Don’t make criminal conduct a part of Halloween, says Judge Gerald A. Williams
Don’t make criminal conduct a part of Halloween, says Judge Gerald A. Williams.
Halloween is hard to explain. Why do we think it is normal to carve a face into a fruit, put a candle inside, and then to give candy to masked children? Where did this holiday come from?
In the early 20th century, Halloween in the United States was marred by significant vandalism, property damage, and even arson. In response, communities started hosting events, including costume contests, in an effort to decriminalize Halloween. Paper masks and costumes were sold. However, even today, what is a prank to you may be a crime to someone else.
A discussion of the origins of Halloween should perhaps start with Celtic tribes. They held a harvest festival and celebrated both spirits and harvests with bonfires each year on Oct. 31. Much later, as people throughout Europe became Christians, there was an attempt by some to replace pagan festivals with new Christian traditions. Consequently, All Hallows Day or All Saints Day, was created and then moved to Nov. 1.
The eve of All Hallows Day eventually became known as Halloween. At some point, during the Middle Ages, on the days before All Saints Day and All Souls Day, beggars would go door-to-door, offering prayers for lost souls in purgatory in return for receiving a small cake.
If you think that the mixture of a Celtic pagan festival with questionable Christian theology sounds like a bizarre beginning for Halloween, there’s more. It’s also connected to someone who, by modern standards, would be considered a domestic terrorist.
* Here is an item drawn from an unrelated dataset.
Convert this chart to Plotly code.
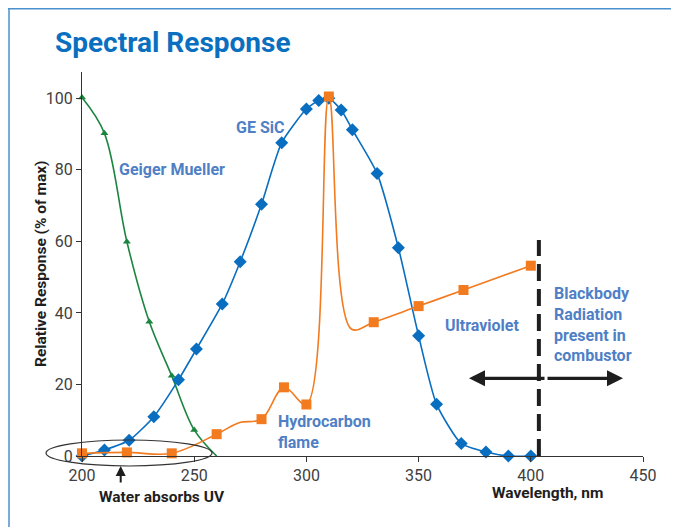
import plotly.graph_objects as go

# ---------------- data ----------------
sic_x = [200, 210, 221, 232, 243, 251, 262.5, 270.5, 280, 289, 300, 305.5, 310,
         315.5, 320.5, 331.5, 341, 350, 358, 369, 380, 390, 400]
sic_y = [0, 1.7, 4.4, 11, 21.3, 29.9, 42.5, 54.3, 70.4, 87.6, 97, 99.4, 100,
         96.7, 91.2, 79, 58.2, 33.6, 14.5, 3.5, 1.1, 0, 0]

gm_x = [200, 210, 220, 230, 240, 250, 260]
gm_y = [100.2, 90.2, 59.9, 37.5, 22.4, 7.3, 0]

uv_x = [200, 220, 240, 260, 270, 280, 290, 300, 310, 320, 330, 350, 370, 400]
uv_y = [0.75, 1.0, 0.75, 6.1, 9.3, 10.3, 19.2, 14.4, 100.5, 35.5, 37.4, 41.9, 46.4, 53.2]
uv_unmarked_x = [270, 320]

x_ticks = [200, 250, 300, 350, 400, 450]
y_ticks = [0, 20, 40, 60, 80, 100]

# ---------------- layout helpers (page pixel -> paper) ----------------
OFF = 8  # page body margin
L, R, T, B = 82, 643, 72, 456
W, H = 679 - OFF, 527 - OFF


def px(xp):
    return (xp - L) / (R - L)


def py(yp):
    return (B - yp) / (B - T)


BLUE = "#0A6EC0"
ORANGE = "#F27A1F"
GREEN = "#1B8540"
LBLUE = "#4F80C6"
DARK = "#1e1e1e"
FONT = "Roboto"

fig = go.Figure()

# Geiger Mueller
fig.add_trace(go.Scatter(x=gm_x, y=gm_y, mode="lines",
                         line=dict(color=GREEN, width=1.6, shape="spline", smoothing=1),
                         hoverinfo="skip", showlegend=False, cliponaxis=False))
fig.add_trace(go.Scatter(x=gm_x[:-1], y=gm_y[:-1], mode="markers",
                         marker=dict(symbol="triangle-up", size=7, color=GREEN),
                         showlegend=False, cliponaxis=False))

# GE SiC
fig.add_trace(go.Scatter(x=sic_x, y=sic_y, mode="lines+markers",
                         line=dict(color=BLUE, width=1.6, shape="spline", smoothing=0.6),
                         marker=dict(symbol="diamond", size=10, color=BLUE),
                         showlegend=False, cliponaxis=False))

# Ultraviolet / hydrocarbon flame
fig.add_trace(go.Scatter(x=uv_x, y=uv_y, mode="lines",
                         line=dict(color=ORANGE, width=1.6, shape="spline", smoothing=1),
                         hoverinfo="skip", showlegend=False, cliponaxis=False))
mx = [x for x in uv_x if x not in uv_unmarked_x]
my = [y for x, y in zip(uv_x, uv_y) if x not in uv_unmarked_x]
fig.add_trace(go.Scatter(x=mx, y=my, mode="markers",
                         marker=dict(symbol="square", size=10, color=ORANGE),
                         showlegend=False, cliponaxis=False))

shapes = [
    # frame lines
    dict(type="line", xref="paper", yref="paper", x0=px(8), x1=px(682), y0=py(8.7), y1=py(8.7),
         line=dict(color="#4A90CF", width=1.5)),
    dict(type="line", xref="paper", yref="paper", x0=px(9), x1=px(9), y0=py(8), y1=py(530),
         line=dict(color="#4A90CF", width=1.5)),
    # ellipse
    dict(type="circle", xref="paper", yref="paper", x0=px(46), x1=px(212), y0=py(466), y1=py(440),
         line=dict(color="#333333", width=1.2)),
    # dashed vertical line
    dict(type="line", xref="x", yref="y", x0=403.6, x1=403.6, y0=0, y1=60.4,
         line=dict(color=DARK, width=4, dash="17px,8px")),
]

ann = []


def text(xp, yp, s, size=16, color=LBLUE, bold=True, xanchor="center", align="center"):
    ann.append(dict(xref="paper", yref="paper", x=px(xp), y=py(yp), text=("<b>%s</b>" % s) if bold else s,
                    showarrow=False, xanchor=xanchor, yanchor="middle", align=align,
                    font=dict(family=FONT, size=size, color=color)))


ann.append(dict(xref="paper", yref="paper", x=px(53), y=py(42), text="<b>Spectral Response</b>",
                showarrow=False, xanchor="left", yanchor="middle",
                font=dict(family=FONT, size=28, color="#0B6FC0")))
text(259.5, 127.7, "GE SiC")
text(171.5, 169.5, "Geiger Mueller")
text(482, 325, "Ultraviolet")
ann.append(dict(xref="paper", yref="paper", x=px(276), y=py(432), text="<b>Hydrocarbon<br>flame</b>",
                showarrow=False, xanchor="left", yanchor="middle", align="left",
                font=dict(family=FONT, size=16, color=LBLUE)))
ann.append(dict(xref="paper", yref="paper", x=px(552), y=py(324), text="<b>Blackbody<br>Radiation<br>present in<br>combustor</b>",
                showarrow=False, xanchor="left", yanchor="middle", align="left",
                font=dict(family=FONT, size=16, color=LBLUE)))
text(161.5, 497, "Water absorbs UV", size=15.5, color=DARK)
text(547.5, 492.5, "Wavelength, nm", size=15.5, color=DARK)
ann.append(dict(xref="paper", yref="paper", x=px(41), y=py(264), text="<b>Relative Response (% of max)</b>",
                showarrow=False, textangle=-90, xanchor="center", yanchor="middle",
                font=dict(family=FONT, size=15.5, color=DARK)))

# up arrow to ellipse
ann.append(dict(xref="paper", yref="paper", x=px(120.7), y=py(466), ax=0, ay=18, text="",
                showarrow=True, arrowhead=2, arrowsize=1, arrowwidth=2, arrowcolor=DARK))
# double-headed horizontal arrow
ay_p = py(378.3)
ann.append(dict(xref="paper", yref="paper", x=px(469), y=ay_p, ax=77, ay=0, text="",
                showarrow=True, arrowhead=2, arrowsize=1, arrowwidth=3.2, arrowcolor=DARK))
ann.append(dict(xref="paper", yref="paper", x=px(623), y=ay_p, ax=-77, ay=0, text="",
                showarrow=True, arrowhead=2, arrowsize=1, arrowwidth=3.2, arrowcolor=DARK))

fig.update_layout(
    width=W, height=H,
    margin=dict(l=L - OFF, r=W - (R - OFF), t=T - OFF, b=H - (B - OFF)),
    paper_bgcolor="white", plot_bgcolor="white",
    font=dict(family=FONT, size=16, color="#404040"),
    shapes=shapes, annotations=ann, showlegend=False,
    xaxis=dict(range=[200, 450], tickvals=x_ticks, ticks="outside", ticklen=5, tickcolor="#333",
               showline=True, linecolor="#333", linewidth=1, showgrid=False, zeroline=False,
               tickfont=dict(family=FONT, size=16, color="#404040")),
    yaxis=dict(range=[0, 107.35], tickvals=y_ticks, ticks="outside", ticklen=5, tickcolor="#333",
               showline=True, linecolor="#333", linewidth=1, showgrid=False, zeroline=False,
               tickfont=dict(family=FONT, size=16, color="#404040")),
)

fig.write_html("out.html")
On the evening of Nov. 5, Guy Fawkes Night is sometimes celebrated. Its origins begin in England in 1605, when he was arrested for guarding explosives near the House of Lords. The assassination plots failed and in thanksgiving and celebration, Guy Fawkes Day (or Gunpowder Treason Day) was born. It was usually celebrated with a bonfire and does not really have a direct connection to Halloween, other than children in England started using the day to beg for money and people started carrying jack-o-lanterns, although they were carved from turnips, not pumpkins.
What we now consider Halloween apparently started around 1930, when cloth costumes for children could be ordered from catalogues. The actual phrase “trick or treat” appeared in a publication, perhaps for the first time, in 1939. The author described how none of the neighbor kids performed any pranks at her house because she held an open house and gave them food. Also introduced was the concept of giving kids candy instead of homemade treats.
Halloween arguably exploded into what has perhaps become America’s second favorite holiday in response to a television cartoon in 1966. That was the first year It’s the Great Pumpkin, Charlie Brown appeared on television. Halloween, regardless of its complex origins, was now enshrined in pop culture. Now, it’s also clearly an adult holiday as well.
A Criminal Record Can Haunt You
Most people understand that criminal convictions have the potential to show up on background checks; but there are some potentially unknown collateral consequences as well. Even a misdemeanor conviction can complicate your ability to obtain or to maintain a professional license, can be a ground to cancel your homeowner’s insurance, and can result in worker’s compensation benefits being stopped. A.R.S. §§ 20-1652, 23-1031. Here are some additional thoughts:
Basic Safety: Driving after dark any evening requires extra diligence; but perhaps especially so on a night where hundreds of children (and adults) are running around wearing costumes that likely have limited vision.
Alcohol: Unless you are 21, don’t consume alcohol. It really is that simple. Alcoholic beverages, in and of themselves, are not bad. However, the consumption of alcohol impairs judgment and where there is underage drinking, there is usually other arguably more serious misconduct as well. Regardless of your age, drunk driving should never be a part of any evening,
Criminal Damage: Arizona’s definition of criminal damage is very broad. It includes recklessly defacing or damaging another’s property and also includes “tampering with” another’s property “so as substantially to impair its function or value.” Depending on the cost of the property damage, criminal damage can be charged as a felony.